The weight of a bucket of concrete (also called a skip) is often the heaviest load to be craned so, sometimes, companies have to use a larger sized crane on a project to lift the skip. This can mean using a tower crane instead of a city crane.

Smaller cranes, such as city cranes, are self-erecting and you only need an engineer report that certifies that the ground underneath and around the crane’s working area is solid and stable before you can erect it.

To assemble a larger crane, you need mobile cranes. And, with the larger cranes, you have to mount them into a concrete sub-structure. So, first, an engineered footing gets poured, then wait for the concrete to harden—then you can install the crane.

Also, craning up concrete increases the time it takes to place the concrete since the labourers have to wait for the empty skip to descend potentially dozens of storeys and then return again.
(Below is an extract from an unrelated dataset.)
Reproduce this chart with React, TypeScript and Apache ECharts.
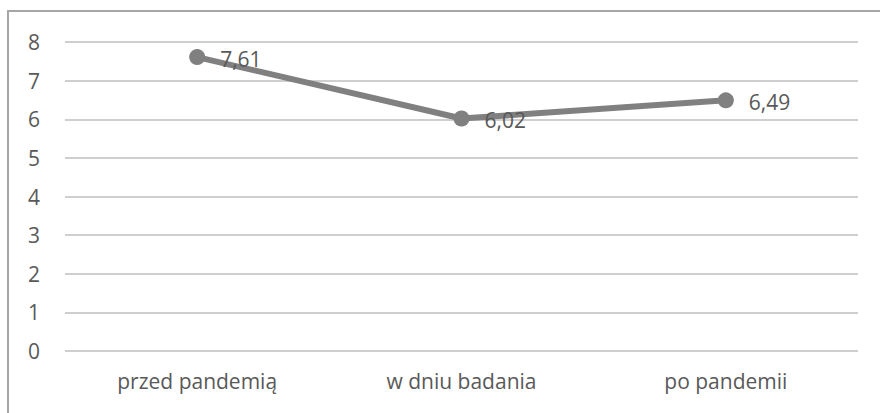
import React, { useEffect, useRef } from "react";
import * as echarts from "echarts";

const categories = ["przed pandemią", "w dniu badania", "po pandemii"];
const values = [7.61, 6.02, 6.49];
const yTicks = [0, 1, 2, 3, 4, 5, 6, 7, 8];

export default function App() {
  const ref = useRef<HTMLDivElement>(null);
  useEffect(() => {
    if (!ref.current) return;
    const chart = echarts.init(ref.current, null, { renderer: "svg" });
    const font = "'Open Sans', 'Noto Sans', sans-serif";
    chart.setOption({
      animation: false,
      backgroundColor: "#ffffff",
      textStyle: { fontFamily: font },
      graphic: [
        {
          type: "rect",
          shape: { x: 8, y: 11, width: 900, height: 500 },
          style: { fill: "none", stroke: "#a6a6a6", lineWidth: 2 },
          silent: true,
        },
      ],
      grid: { left: 65, right: 22, top: 42, bottom: 62 },
      xAxis: {
        type: "category",
        data: categories,
        boundaryGap: true,
        axisLine: { show: false },
        axisTick: { show: false },
        axisLabel: { color: "#595959", fontSize: 21, margin: 19, fontFamily: font },
      },
      yAxis: {
        type: "value",
        min: yTicks[0],
        max: yTicks[yTicks.length - 1],
        interval: 1,
        axisLine: { show: false },
        axisTick: { show: false },
        axisLabel: { color: "#595959", fontSize: 21, margin: 25, fontFamily: font },
        splitLine: { lineStyle: { color: "#bfbfbf", width: 1.5 } },
      },
      series: [
        {
          type: "line",
          data: values,
          symbol: "circle",
          symbolSize: 16,
          lineStyle: { color: "#808080", width: 6 },
          itemStyle: { color: "#808080" },
          label: {
            show: true,
            position: "right",
            distance: 15,
            offset: [0, 2],
            color: "#595959",
            fontSize: 21,
            fontFamily: font,
            formatter: (p: any) => String(p.value).replace(".", ","),
          },
        },
      ],
    });
    return () => chart.dispose();
  }, []);
  return (
    <div
      ref={ref}
      style={{ position: "fixed", left: 0, top: 0, width: 880, height: 413 }}
    />
  );
}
“Lowering the bucket to the mixers below and then hoisting it up again can take five minutes on a 20-30-storey building,” says Galloway.

Also, contractors tend not to fill the skip all the way to avoid spillage, so they are not even getting a full load on each lift.

Craning concrete has additional safety challenges.

Lifting a bucket of liquid or loose materials will move differently than lifting a solid block. The center of gravity of a bucket containing concrete will shift. Operators need to slow down and be smoother on the controls when craning concrete versus craning a pallet or a solid object. They also have to be more careful when choosing a lift path; you don’t want to lift over people and risk spilling it on them.

“Concrete is a liquid and its center of gravity changes when it moves, but a solid item has a fixed center of gravity, and this changes how it moves,” says Galloway.

Also, craning concrete poses greater safety risks. Labourers pouring concrete on the top floor are working under a suspended load. There is the potential to be pinned between the bucket and a wall or some other obtrusion or for the bucket to land on your boots.

“From reach to fighting gravity to pumping power to the extra time needed to complete the work, there are many challenges to placing concrete high up,” says Galloway. “Once you know the circumstances of your pour, you can choose the equipment you need for safe and efficient high up concrete placement.”